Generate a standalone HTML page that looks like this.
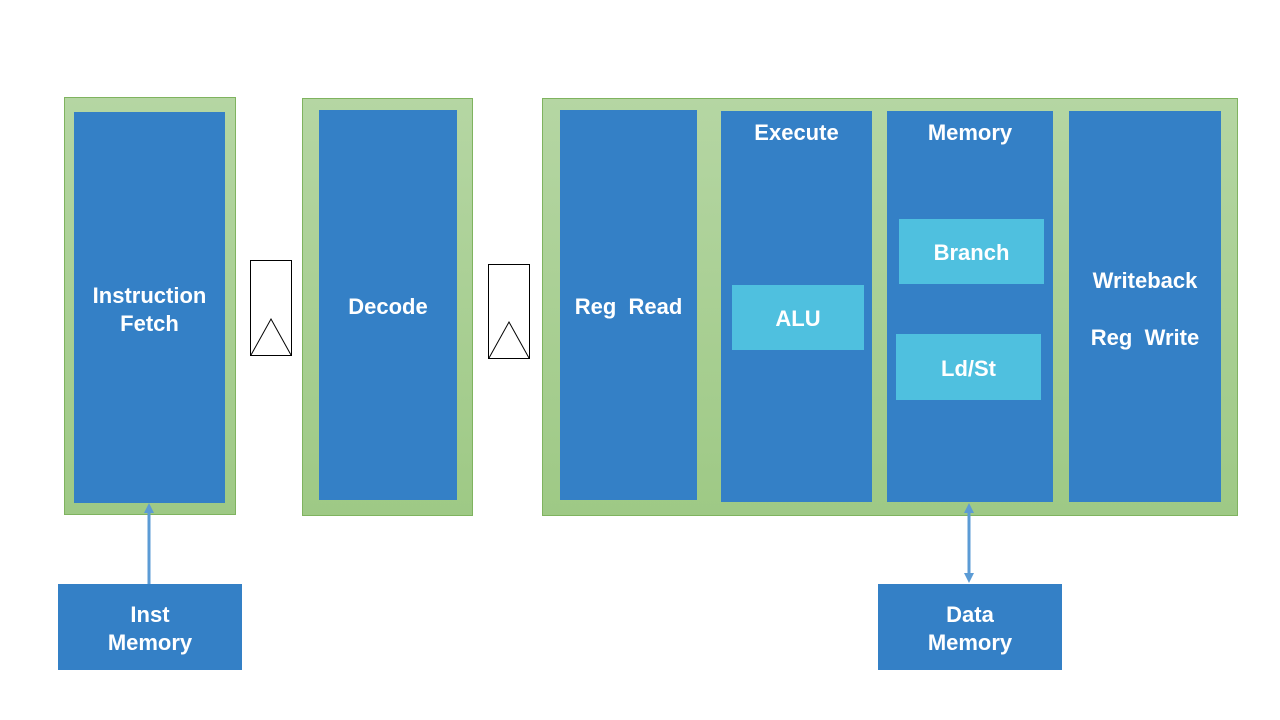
<!DOCTYPE html>
<html><head><style>
body{margin:0;width:1280px;height:720px;background:#fff;position:relative;overflow:hidden;font-family:"Liberation Sans","NanumGothic",sans-serif;}
div{position:absolute;box-sizing:border-box;}
.g{background:linear-gradient(#b5d6a3,#9ec985);border:1px solid #7fb35f;}
.b{background:#3480c6;color:#fff;font-weight:bold;font-size:22px;display:flex;align-items:center;justify-content:center;text-align:center;line-height:28px;padding-top:4px;}
.c{background:#4fc0df;color:#fff;font-weight:bold;font-size:22px;display:flex;align-items:center;justify-content:center;padding-top:3px;}
.t{color:#fff;font-weight:bold;font-size:22px;text-align:center;width:100%;top:8px;}
.l{background:#fff;border:1px solid #000;}
</style></head><body>
<div class="g" style="left:64px;top:97px;width:172px;height:418px"></div>
<div class="b" style="left:74px;top:112px;width:151px;height:391px">Instruction<br>Fetch</div>
<div class="g" style="left:302px;top:98px;width:171px;height:418px"></div>
<div class="b" style="left:319px;top:110px;width:138px;height:390px">Decode</div>
<div class="g" style="left:542px;top:98px;width:696px;height:418px"></div>
<div class="b" style="left:560px;top:110px;width:137px;height:390px">Reg&nbsp;&nbsp;Read</div>
<div class="b" style="left:721px;top:111px;width:151px;height:391px"><div class="t">Execute</div></div>
<div class="b" style="left:887px;top:111px;width:166px;height:391px"><div class="t">Memory</div></div>
<div class="b" style="left:1069px;top:111px;width:152px;height:391px;line-height:57px">Writeback<br>Reg&nbsp;&nbsp;Write</div>
<div class="c" style="left:732px;top:285px;width:132px;height:65px">ALU</div>
<div class="c" style="left:899px;top:219px;width:145px;height:65px">Branch</div>
<div class="c" style="left:896px;top:334px;width:145px;height:66px">Ld/St</div>
<div class="b" style="left:58px;top:584px;width:184px;height:86px">Inst<br>Memory</div>
<div class="b" style="left:878px;top:584px;width:184px;height:86px">Data<br>Memory</div>
<div class="l" style="left:250px;top:260px;width:42px;height:96px"></div>
<div class="l" style="left:488px;top:264px;width:42px;height:95px"></div>
<svg width="1280" height="720" style="position:absolute;left:0;top:0">
<polyline points="251,355 271,319 291,355" fill="none" stroke="#000" stroke-width="1"/>
<polyline points="489,358 509,322 529,358" fill="none" stroke="#000" stroke-width="1"/>
<line x1="149" y1="584" x2="149" y2="512" stroke="#5b9bd5" stroke-width="3"/>
<polygon points="149,503 144,513 154,513" fill="#5b9bd5"/>
<line x1="969" y1="512" x2="969" y2="574" stroke="#5b9bd5" stroke-width="3"/>
<polygon points="969,503 964,513 974,513" fill="#5b9bd5"/>
<polygon points="969,583 964,573 974,573" fill="#5b9bd5"/>
</svg>
</body></html>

EXERCISE DESCRIPTION | Reproduce the whole listing word for word, setting aside any pictures.

EXERCISE RESULT |
Generate a standalone HTML page that looks like this.
<!DOCTYPE html>
<html><head><style>
body{margin:0;width:1280px;height:720px;background:#fff;position:relative;overflow:hidden;font-family:"Liberation Sans","NanumGothic",sans-serif;}
div{position:absolute;box-sizing:border-box;}
.g{background:linear-gradient(#b5d6a3,#9ec985);border:1px solid #7fb35f;}
.b{background:#3480c6;color:#fff;font-weight:bold;font-size:22px;display:flex;align-items:center;justify-content:center;text-align:center;line-height:28px;padding-top:4px;}
.c{background:#4fc0df;color:#fff;font-weight:bold;font-size:22px;display:flex;align-items:center;justify-content:center;padding-top:3px;}
.t{color:#fff;font-weight:bold;font-size:22px;text-align:center;width:100%;top:8px;}
.l{background:#fff;border:1px solid #000;}
</style></head><body>
<div class="g" style="left:64px;top:97px;width:172px;height:418px"></div>
<div class="b" style="left:74px;top:112px;width:151px;height:391px">Instruction<br>Fetch</div>
<div class="g" style="left:302px;top:98px;width:171px;height:418px"></div>
<div class="b" style="left:319px;top:110px;width:138px;height:390px">Decode</div>
<div class="g" style="left:542px;top:98px;width:696px;height:418px"></div>
<div class="b" style="left:560px;top:110px;width:137px;height:390px">Reg&nbsp;&nbsp;Read</div>
<div class="b" style="left:721px;top:111px;width:151px;height:391px"><div class="t">Execute</div></div>
<div class="b" style="left:887px;top:111px;width:166px;height:391px"><div class="t">Memory</div></div>
<div class="b" style="left:1069px;top:111px;width:152px;height:391px;line-height:57px">Writeback<br>Reg&nbsp;&nbsp;Write</div>
<div class="c" style="left:732px;top:285px;width:132px;height:65px">ALU</div>
<div class="c" style="left:899px;top:219px;width:145px;height:65px">Branch</div>
<div class="c" style="left:896px;top:334px;width:145px;height:66px">Ld/St</div>
<div class="b" style="left:58px;top:584px;width:184px;height:86px">Inst<br>Memory</div>
<div class="b" style="left:878px;top:584px;width:184px;height:86px">Data<br>Memory</div>
<div class="l" style="left:250px;top:260px;width:42px;height:96px"></div>
<div class="l" style="left:488px;top:264px;width:42px;height:95px"></div>
<svg width="1280" height="720" style="position:absolute;left:0;top:0">
<polyline points="251,355 271,319 291,355" fill="none" stroke="#000" stroke-width="1"/>
<polyline points="489,358 509,322 529,358" fill="none" stroke="#000" stroke-width="1"/>
<line x1="149" y1="584" x2="149" y2="512" stroke="#5b9bd5" stroke-width="3"/>
<polygon points="149,503 144,513 154,513" fill="#5b9bd5"/>
<line x1="969" y1="512" x2="969" y2="574" stroke="#5b9bd5" stroke-width="3"/>
<polygon points="969,503 964,513 974,513" fill="#5b9bd5"/>
<polygon points="969,583 964,573 974,573" fill="#5b9bd5"/>
</svg>
</body></html>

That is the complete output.